The Gaza shadow: Despite landslide win, Labour Party loses four seats in the UK parliamentary polls
Virendra Pandit
New Delhi: Despite its significant victory in the just-concluded mid-term elections to the House of Commons, the winning Labour Party lost four of its seats to pro-Gaza candidates from some key constituencies with large Muslim populations, the media reported on Friday.
Poll watchers had identified 21 such ‘sensitive’ seats, out of a total 650 in the House, where Labour could lose support because of its ‘ambivalent’ Gaza policies.
The Keir Starmer-led Labour Party, which dislodged the Rishi Sunak-led Conservatives from power after 14 years of the Tories’ rule, has long supported Muslims and other minority groups, including immigrants. But its vote fell on an average by 10 points in seats where over 10 percent of the population is Muslim.
Labour Party suffered significant election setbacks in areas with large Muslim populations on Friday amid discontent over its position on the ongoing Israeli war in Gaza.
Jonathan Ashworth, who had been expected to serve in Keir Starmer’s Labour government, lost his seat to independent Shockat Adam, one of at least four pro-Gaza candidates to win.
Several other Labour candidates came close to losing.
“This is for the people of Gaza,” Adam said, holding up a Palestinian keffiyeh scarf at the end of his acceptance speech on winning in the Leicester South constituency, according to reports.
Pro-Gaza independents also won in Blackburn, and Dewsbury & Batley, beating Labour into second in both.

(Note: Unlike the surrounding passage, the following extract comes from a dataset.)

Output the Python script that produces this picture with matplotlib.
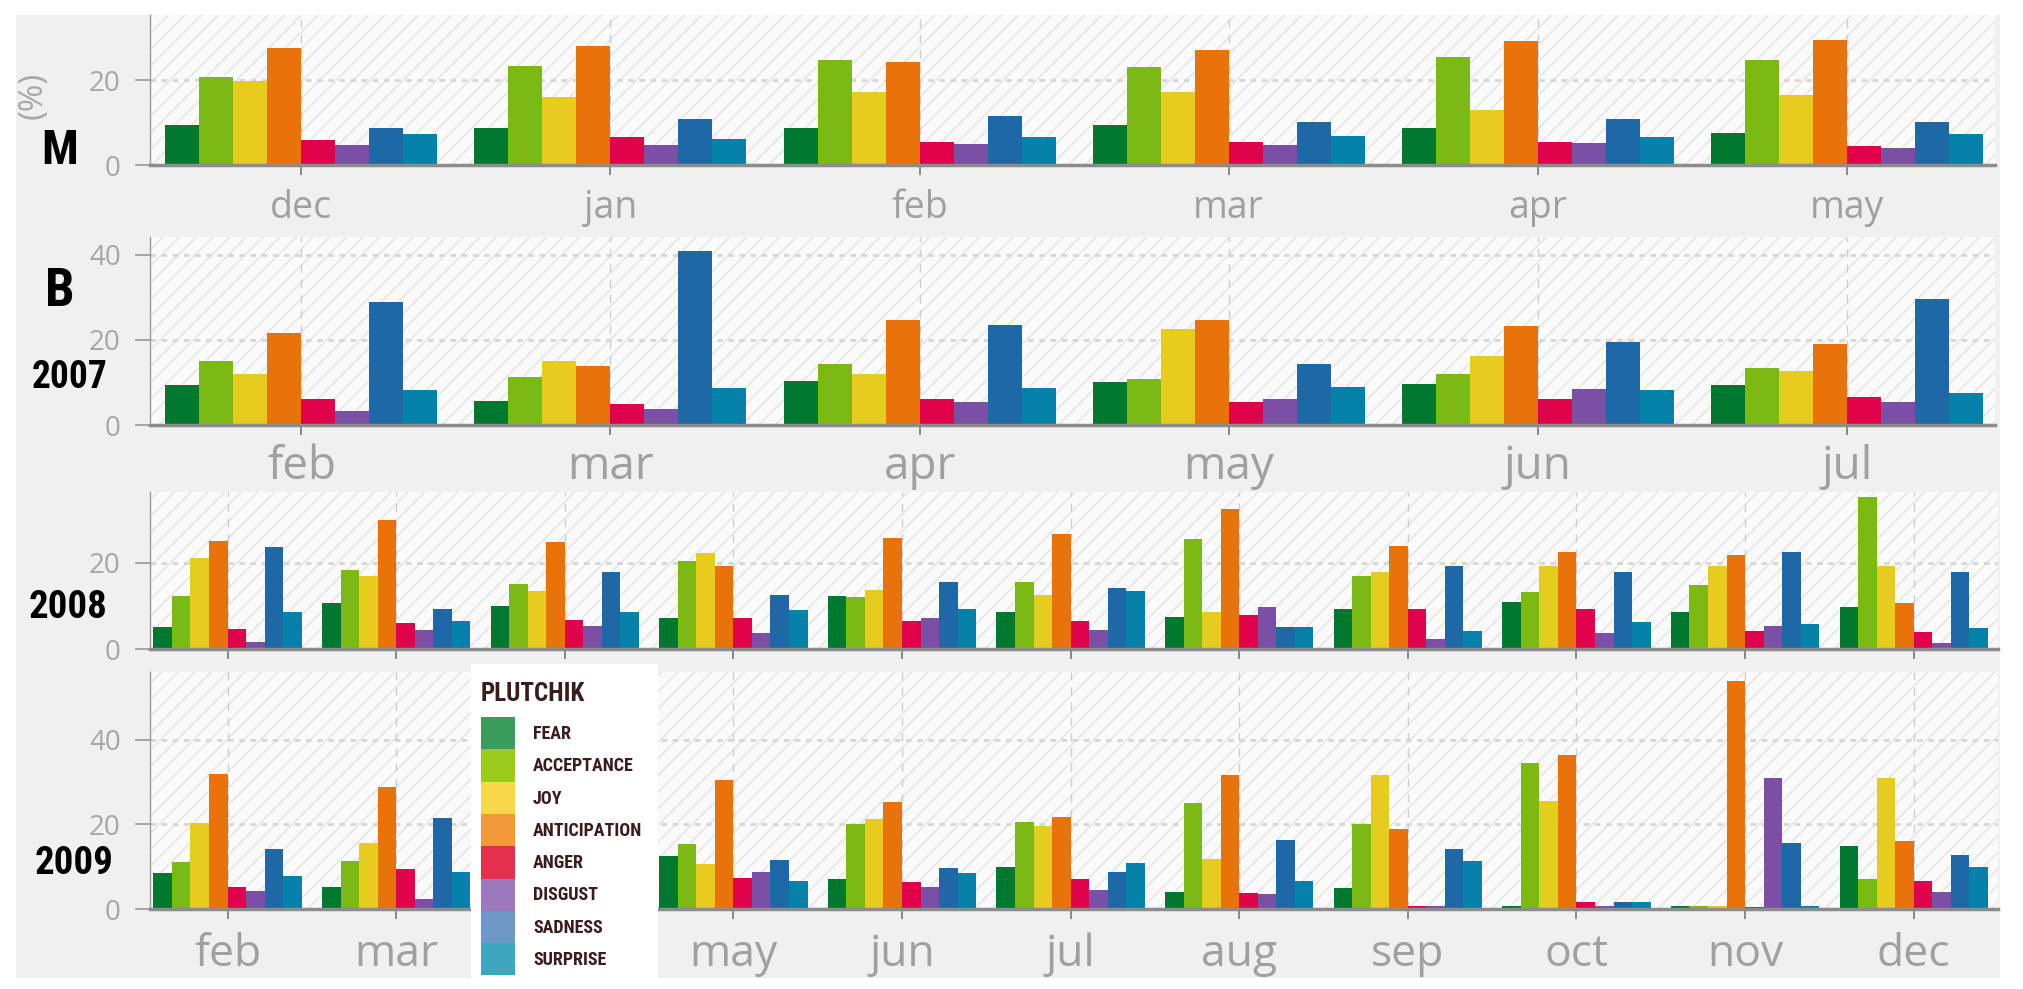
import numpy as np
import matplotlib.pyplot as plt
import matplotlib.font_manager as fm
from matplotlib.patches import Rectangle

# Emotion categories (Plutchik) and colours
emotions = ['fear', 'acceptance', 'joy', 'anticipation', 'anger', 'disgust', 'sadness', 'surprise']
bar_colors = ['#00782f', '#7aba12', '#e6cc1e', '#e8730b', '#e0034b', '#7b4fa6', '#1f68a8', '#0581aa']
legend_colors = ['#3a9c5c', '#9bcb1d', '#f8d84b', '#f2993b', '#e4304f', '#9c78bd', '#6d98c8', '#3ea6bf']

# Panel M
m_months = ['dec', 'jan', 'feb', 'mar', 'apr', 'may']
m_vals = [
    [9.4, 20.7, 19.8, 27.5, 6.0, 4.6, 8.8, 7.2],
    [8.6, 23.2, 16.0, 28.1, 6.5, 4.6, 10.9, 6.1],
    [8.6, 24.7, 17.2, 24.2, 5.4, 5.0, 11.6, 6.7],
    [9.4, 23.1, 17.2, 27.0, 5.3, 4.6, 10.1, 6.9],
    [8.6, 25.4, 12.9, 29.1, 5.3, 5.1, 10.9, 6.7],
    [7.5, 24.7, 16.4, 29.5, 4.5, 3.9, 10.1, 7.3],
]

# Panel B, 2007
b07_months = ['feb', 'mar', 'apr', 'may', 'jun', 'jul']
b07_vals = [
    [9.4, 15.0, 12.1, 21.7, 6.0, 3.4, 28.9, 8.3],
    [5.7, 11.3, 15.0, 13.8, 5.0, 3.8, 40.8, 8.8],
    [10.3, 14.3, 11.9, 24.8, 6.2, 5.3, 23.6, 8.8],
    [10.0, 10.8, 22.6, 24.7, 5.4, 6.2, 14.3, 8.9],
    [9.6, 12.1, 16.3, 23.2, 6.1, 8.5, 19.5, 8.2],
    [9.3, 13.5, 12.8, 19.0, 6.7, 5.4, 29.6, 7.5],
]

# Panel B, 2008 and 2009
yr_months = ['feb', 'mar', 'apr', 'may', 'jun', 'jul', 'aug', 'sep', 'oct', 'nov', 'dec']
b08_vals = [
    [5.2, 12.4, 21.1, 25.1, 4.7, 1.7, 23.7, 8.5],
    [10.7, 18.3, 16.9, 30.0, 6.0, 4.4, 9.3, 6.6],
    [9.9, 15.1, 13.5, 24.9, 6.7, 5.4, 17.9, 8.6],
    [7.2, 20.5, 22.3, 19.2, 7.3, 3.8, 12.6, 9.1],
    [12.4, 12.0, 13.7, 25.8, 6.6, 7.1, 15.6, 9.2],
    [8.5, 15.6, 12.6, 26.8, 6.5, 4.5, 14.1, 13.6],
    [7.5, 25.6, 8.5, 32.5, 7.9, 9.8, 5.2, 5.2],
    [9.2, 17.0, 17.8, 23.9, 9.3, 2.4, 19.2, 4.1],
    [10.9, 13.3, 19.2, 22.5, 9.3, 3.7, 17.9, 6.2],
    [8.5, 14.9, 19.4, 21.8, 4.3, 5.4, 22.6, 5.8],
    [9.8, 35.3, 19.4, 10.8, 4.0, 1.5, 17.9, 4.8],
]
nan = np.nan
b09_vals = [
    [8.6, 11.1, 20.3, 31.8, 5.1, 4.3, 14.1, 7.8],
    [5.2, 11.4, 15.7, 28.9, 9.4, 2.4, 21.5, 8.7],
    [nan, nan, nan, nan, nan, nan, nan, nan],  # hidden behind the legend
    [12.6, 15.4, 10.7, 30.4, 7.4, 8.7, 11.5, 6.6],
    [7.1, 20.1, 21.3, 25.2, 6.3, 5.1, 9.8, 8.5],
    [9.9, 20.6, 19.7, 21.7, 7.0, 4.6, 8.8, 10.9],
    [3.9, 25.0, 11.8, 31.7, 3.7, 3.6, 16.2, 6.6],
    [4.9, 20.0, 31.6, 18.8, 0.8, 0.8, 14.1, 11.3],
    [0.6, 34.6, 25.6, 36.4, 1.6, 0.6, 1.6, 1.6],
    [0.6, 0.6, 0.6, 53.9, 0.4, 31.0, 15.5, 0.6],
    [15.0, 7.2, 31.0, 16.0, 6.6, 3.9, 12.7, 10.0],
]

# fonts: Open Sans for axis text, a narrow bold face for legend/year labels
names = {f.name for f in fm.fontManager.ttflist}
narrow = 'DejaVu Sans'
for n in ['Roboto Condensed', 'Liberation Sans Narrow', 'Open Sans Condensed']:
    if n in names:
        narrow = n
        break
plt.rcParams['font.family'] = ['Open Sans', 'DejaVu Sans']
plt.rcParams['hatch.linewidth'] = 1.0

W, H = 2023, 989
fig = plt.figure(figsize=(W / 100, H / 100), dpi=100, facecolor='white')
fig.add_artist(Rectangle((16 / W, 1 - 978 / H), 1984 / W, 963 / H, transform=fig.transFigure,
                         facecolor='#f0f0f0', edgecolor='none', zorder=-10))


def px_axes(left, top, right, bottom):
    return fig.add_axes([left / W, 1 - bottom / H, (right - left) / W, (bottom - top) / H])


def panel(box, months, vals, ytop, yticks, xlim, labels=True, lsize=27, lpad=8):
    ax = px_axes(*box)
    vals = np.array(vals, dtype=float)
    x = np.arange(len(months))
    w = 0.11
    ax.set_facecolor('none')
    ax.add_patch(Rectangle((0, 0), 1, 1, transform=ax.transAxes, facecolor='#fafafa',
                           edgecolor='#e2e2e2', hatch='//', linewidth=0, zorder=0))
    for i in range(len(emotions)):
        ax.bar(x + (i - 3.5) * w, vals[:, i], w, color=bar_colors[i], linewidth=0, zorder=2)
    ax.set_xlim(*xlim)
    ax.set_ylim(0, ytop)
    ax.set_yticks(yticks)
    ax.set_xticks(x)
    ax.set_xticklabels(months if labels else [])
    ax.set_axisbelow(True)
    ax.grid(axis='y', color='#d6d6d6', linestyle=(0, (2, 2)), linewidth=2)
    ax.grid(axis='x', color='#cdcdcd', linestyle=(0, (6, 5)), linewidth=1)
    for s in ['top', 'right']:
        ax.spines[s].set_visible(False)
    ax.spines['left'].set_color('#9a9a9a')
    ax.spines['left'].set_linewidth(1)
    ax.spines['bottom'].set_color('#8c8c8c')
    ax.spines['bottom'].set_linewidth(2.5)
    ax.tick_params(axis='y', length=11, width=1.2, color='#999999', labelcolor='#a6a6a6',
                   labelsize=20, pad=10)
    ax.tick_params(axis='x', length=7, width=1.2, color='#777777', labelcolor='#a0a0a0',
                   labelsize=lsize, pad=lpad)
    return ax


panel((150, 15, 1995, 165), m_months, m_vals, 35.3, [0, 20], (-0.49, 5.48), lsize=27, lpad=10)
panel((150, 237, 1995, 425), b07_months, b07_vals, 44.2, [0, 20, 40], (-0.49, 5.48), lsize=33, lpad=7)
panel((150, 492, 1998, 649), yr_months, b08_vals, 36.5, [0, 20], (-0.46, 10.5), labels=False)
ax09 = panel((150, 672, 1998, 909), yr_months, b09_vals, 56, [0, 20, 40], (-0.46, 10.5),
             lsize=32, lpad=10)
ax09.get_xticklabels()[2].set_visible(False)  # 'apr' sits under the legend

# left-side panel labels
def ftext(x, y, s, **kw):
    fig.text(x / W, 1 - y / H, s, ha='center', va='center', **kw)

ftext(60, 151, 'M', fontsize=35, fontweight='bold', color='black', family=narrow)
ftext(60, 292, 'B', fontsize=38, fontweight='bold', color='black', family=narrow)
ftext(70, 377, '2007', fontsize=27, fontweight='bold', color='black', family=narrow)
ftext(68, 607, '2008', fontsize=28, fontweight='bold', color='black', family=narrow)
ftext(74, 864, '2009', fontsize=28, fontweight='bold', color='black', family=narrow)
ftext(33, 95, '(%)', fontsize=24, color='#a8a8a8', rotation=90)

# legend box
lax = px_axes(471, 664, 658, 979)
lax.set_facecolor('white')
lax.set_xlim(0, 187)
lax.set_ylim(315, 0)
lax.set_xticks([])
lax.set_yticks([])
for s in lax.spines.values():
    s.set_visible(False)
lax.text(10, 30, 'PLUTCHIK', fontsize=18, fontweight='bold', color='#3a1c1c', va='center',
         family=narrow)
step = 32.3
for i, c in enumerate(legend_colors):
    lax.add_patch(Rectangle((10, 53 + i * step), 34, step, facecolor=c, linewidth=0))
    lax.text(62, 53 + i * step + 17, emotions[i].upper(), fontsize=13, fontweight='bold',
             color='#3a1c1c', va='center', family=narrow)

fig.savefig('out.png', dpi=100)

Labour also failed to win in Islington North, where its former leader, veteran left-winger and ardent pro-Palestinian activist Jeremy Corbyn won as an independent.
While Labour has said it wants the fighting in Gaza to stop, it has also backed Israel’s right to defend itself, angering some among the 3.9 million Muslims who make up 6.5 percent of the United Kingdom’s population.